The catalytic behaviour of a commercial HZSM-5 zeolite (Si/Al=30) for the selective transformation of bio-ethanol into olefins (BTO process) has been improved by two alternative methods: a) treatment with 0.2M alkali solution for a short time; and b) impregnation with Ni. By means of experimentation in an isothermal fixed bed reactor connected on-line to a GC for the analysis of the reaction products, it has been proven that moderate alkali treatment (10 min) slightly modifies the superficial structure and acidity of the HZSM-5 zeolite, which provokes a significant increase in the concentration of C2-C4 olefins, whereas deactivation rate and hydrothermal stability are similar. Moreover, 1 wt% nickel content in the catalyst is the optimum in order to obtain the better compromise concerning hydrothermal stability of the catalyst, coke deactivation, total yield of olefins and selectivity to C3-C4 olefins in the 400-500 °C range. In fact, the average production rate of C3-C4 olefins is twice as high as that of the parent zeolite in 8 h time on-stream experiments at 450 °C and 75wt% water content in the feed. Both methods are highly interesting because of the simplicity and reproducibility for obtaining economic and selective catalysts for the BTO process at moderate temperatures (catalysts modified by alkali treatment) and high temperatures (nickel based catalysts).

Temperature Programmed Oxidation Coupled with In Situ Techniques Reveal the Nature and Location of Coke Deposited on a Ni/La2O3-αAl2O3 Catalyst in the Steam Reforming of Bio-oil

The characterization of coke deposited on a Ni/La2O3‐αAl2O3 catalyst used in the steam reforming of bio‐oil has been studied by temperature programmed oxidation (TPO) coupled with different in situ techniques: thermogravimetry (TG), modulated thermogravimetry (MTG), FTIR spectroscopy with mass spectrometry (MS), Raman spectroscopy, and differential scanning calorimetry (DSC).
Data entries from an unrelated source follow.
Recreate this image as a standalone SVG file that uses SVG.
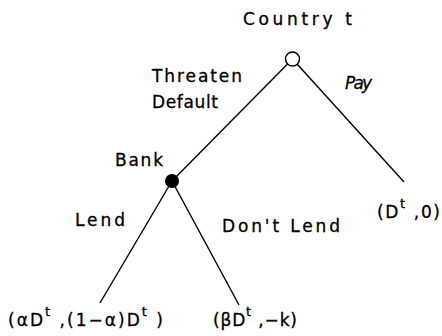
<svg xmlns="http://www.w3.org/2000/svg" width="442" height="336" viewBox="0 0 442 336">
<style>
text{font-family:"DejaVu Sans","Liberation Sans",Arial,sans-serif;font-size:17px;fill:#000;stroke:#000;stroke-width:0.3px}
.sup{font-size:13px}
.edge{stroke:#000;stroke-width:1.4;fill:none}
</style>
<rect width="442" height="336" fill="#fff"/>
<g id="connectors">
<line class="edge" x1="292.5" y1="59" x2="172" y2="181"/>
<line class="edge" x1="292.5" y1="59" x2="404" y2="182"/>
<line class="edge" x1="172" y1="181" x2="100" y2="303"/>
<line class="edge" x1="172" y1="181" x2="239" y2="305"/>
</g>
<g id="country">
<circle cx="292.5" cy="59" r="7" fill="#fff" stroke="#000" stroke-width="1.4"/>
<text x="243" y="25" textLength="109" lengthAdjust="spacing">Country  t</text>
</g>
<g id="bank">
<circle cx="172" cy="181" r="7" fill="#000"/>
<text x="115" y="166" textLength="48" lengthAdjust="spacing">Bank</text>
</g>
<g id="labels">
<text x="152" y="82" textLength="90" lengthAdjust="spacing">Threaten</text>
<text x="152" y="108" textLength="66" lengthAdjust="spacing">Default</text>
<text x="345" y="89" textLength="27" lengthAdjust="spacing" font-style="italic">Pay</text>
<text x="75" y="226" textLength="50" lengthAdjust="spacing">Lend</text>
<text x="222" y="232" textLength="118" lengthAdjust="spacing">Don't  Lend</text>
</g>
<g id="payoff-pay">
<text x="377" y="218" textLength="63" lengthAdjust="spacing">(D<tspan class="sup" dy="-10">t</tspan><tspan dy="10"> ,0)</tspan></text>
</g>
<g id="payoff-lend">
<text x="8" y="326" textLength="155" lengthAdjust="spacing">(αD<tspan class="sup" dy="-10">t</tspan><tspan dy="10"> ,(1−α)D</tspan><tspan class="sup" dy="-10">t</tspan><tspan dy="10"> )</tspan></text>
</g>
<g id="payoff-dontlend">
<text x="213" y="326" textLength="84" lengthAdjust="spacing">(βD<tspan class="sup" dy="-10">t</tspan><tspan dy="10"> ,−k)</tspan></text>
</g>
</svg>
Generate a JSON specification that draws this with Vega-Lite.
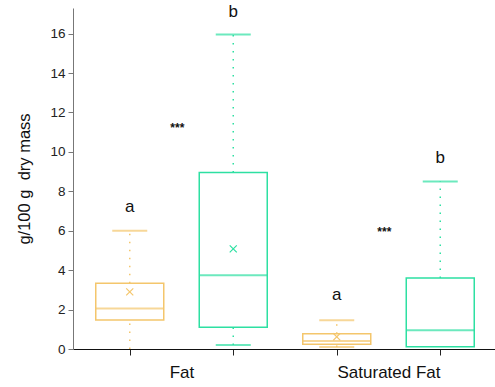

The steam reforming of bio‐oil was carried out in a reactor equipment with two steps in series, comprising bio‐oil thermal treatment (500 °C) and subsequent reforming in a fluidized bed reactor (550–700 °C; and steam‐to‐carbon ratio, 1.5–6). TG/MS‐TPO experiments identify encapsulating and filamentous coke, and a more detailed analysis using other in situ techniques enable to characterize the nature and location of 4 types of coke: (i) an encapsulating coke with aliphatic nature placed in the most superficial layers; (ii) an encapsulating coke with higher aromatic nature in inner layers; (iii) the most superficial layers of a filamentous coke, further from active sites and with a more carbonized structure compared to encapsulating coke; and (iv) an innermost and mainly polyaromatic filamentous coke with a low oxygenates content.